C’est en 1917 que Harold Lloyd créa le personnage de « Lunettes » (Glasses en anglais), archétype du jeune homme maladroit, timide, qui deviendra à ce point symbolique que le logotype aujourd’hui reconnu pour ses œuvres reste une paire de lunettes rondes. Moins connu que Charlie Chaplin ou Buster Keaton, notamment parce que Lloyd n’a pas réalisé lui-même ses grands films n’obtenant pas directement le statut d’auteur prisé par les cinéphiles adeptes des cases à cocher, Lloyd est aujourd’hui (re)connu pour son sens de la cascade et des scènes vertigineuses. Et si peu de monde connaît le titre Monte là dessus !, qui ne connaît pas la fameuse scène d’escalade d’un immeuble de douze étages avec comme point d’orgue le balancement à l’aiguille d’une horloge à 20 mètres au dessus de la rue ? Une merveille.
Pour mieux comprendre Lloyd, autant le laisser parler : « Je me promenais à Los Angeles, quand j’aperçus une foule immense rassemblée autour du Brockham Buiding. On m’apprit qu’ « une araignée humaine » allait escalader la façade. Bientôt apparut un type assez jeune qu’on présenta à la foule, car il y avait dans toute l’affaire un aspect commercial. Sans cérémonie l’homme se mit à grimper et cela fit sur moi un tel effet que lorsqu’il arriva au troisième étage, je n’osais déjà plus le regarder. J’avais la gorge serrée et je partis. Mais je ne cessais de me retourner pour voir s’il était toujours là. Il réussit son ascension et fit même de la bicyclette sur le rebord du toit. C’était extraordinaire d’audace et de courage. Je revins sur les lieux pour demander au jeune acrobate de venir nous voir aux studios. Il s’appelait Bill Strohers. Nous l’engageâmes sans savoir exactement ce que nous allions faire. Il fallait trouver quelque chose d’efficace pour amener cette escalade. Nous commençâmes à travailler avec les scénaristes et ceux-ci inventèrent une petit intrigue comme point de départ. »
Harold Lloyd, même s’il n’était pas suspendu 20 mètres au dessus du sol, se contentant d’un petit deux étages de circonstance, fit ses propres cascades comme à l’accoutumé. Une habitude qui lui avait valu de perdre un pouce et un index lors d’une séquence tournée en 1919 avec une grenade en plâtre. C’était d’ailleurs la raison pour laquelle il portait un gant (spécial) à l’écran. Cette anecdote ajoute encore à l’exploit physique réalisé pour ce film.

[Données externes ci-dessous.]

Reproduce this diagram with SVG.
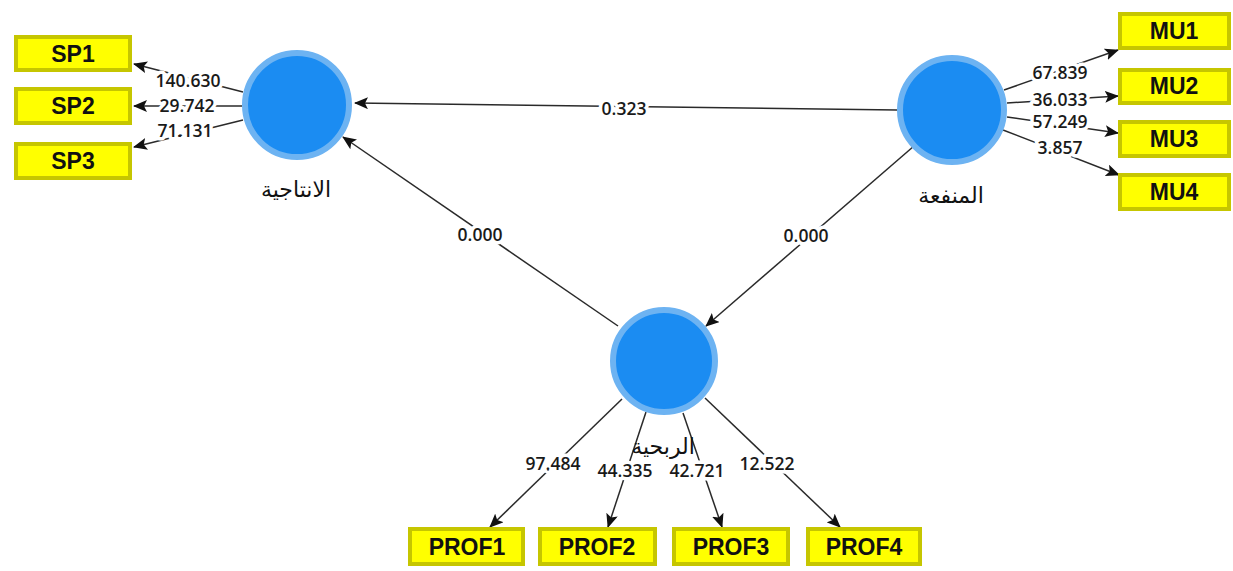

Film de truquages, donc, et de trompe l’œil, Monte là-dessus ! est un véritable bijou de rythme et d’ingéniosité. Mais pas seulement ! Il faut également noter l’humour des incrustations qui s’échinent, chose très nouvelle pour l’époque, à changer en fonction des circonstances. Ainsi un personnage qui hurle aura un texte écrit en gros, sur l’écran, alors qu’un personnage qui s’éloigne affichera un texte minuscule, presque illisible. Également, des commentaires assez décalés viennent ponctuer certaines scènes comme celle où Harold est bloqué dans une voiture alors qu’il doit aller à son travail : « Ce fut la plus longue année de sa vie. Elle dura 30 minutes ». Effets garantis. Le film est réalisé avec un formidable sens visuel par Fred C. Newmeyer et Sam Taylor dont c’était le deuxième long métrage. Ce dernier retrouvera par la suite Harold Lloyd à de maintes occasions et notamment sur Faut Pas s’en Faire (1923), Girl Shy (1924) et Vive le Sport (1925), nouvelles très belles réussites du tandem. Quant à Harold Lloyd, le parlant aura malheureusement raison de sa carrière… après près de 200 films (courts et longs métrages compris) produits jusqu’en 1930, sa carrière s’étiola rapidement avec encore six films et un dernier rôle en 1947 dans Oh Quel Mercredi ! de l’impayable Preston Sturges.
Film déconseillé aux âmes sensibles souffrant de vertige, Monte là-dessus ! est également le dernier film interprété par Mildred Davis qui abandonnera son métier d’actrice pour devenir Madame Lloyd à la ville. Ces deux faits n’ont évidemment rien à voir ensemble.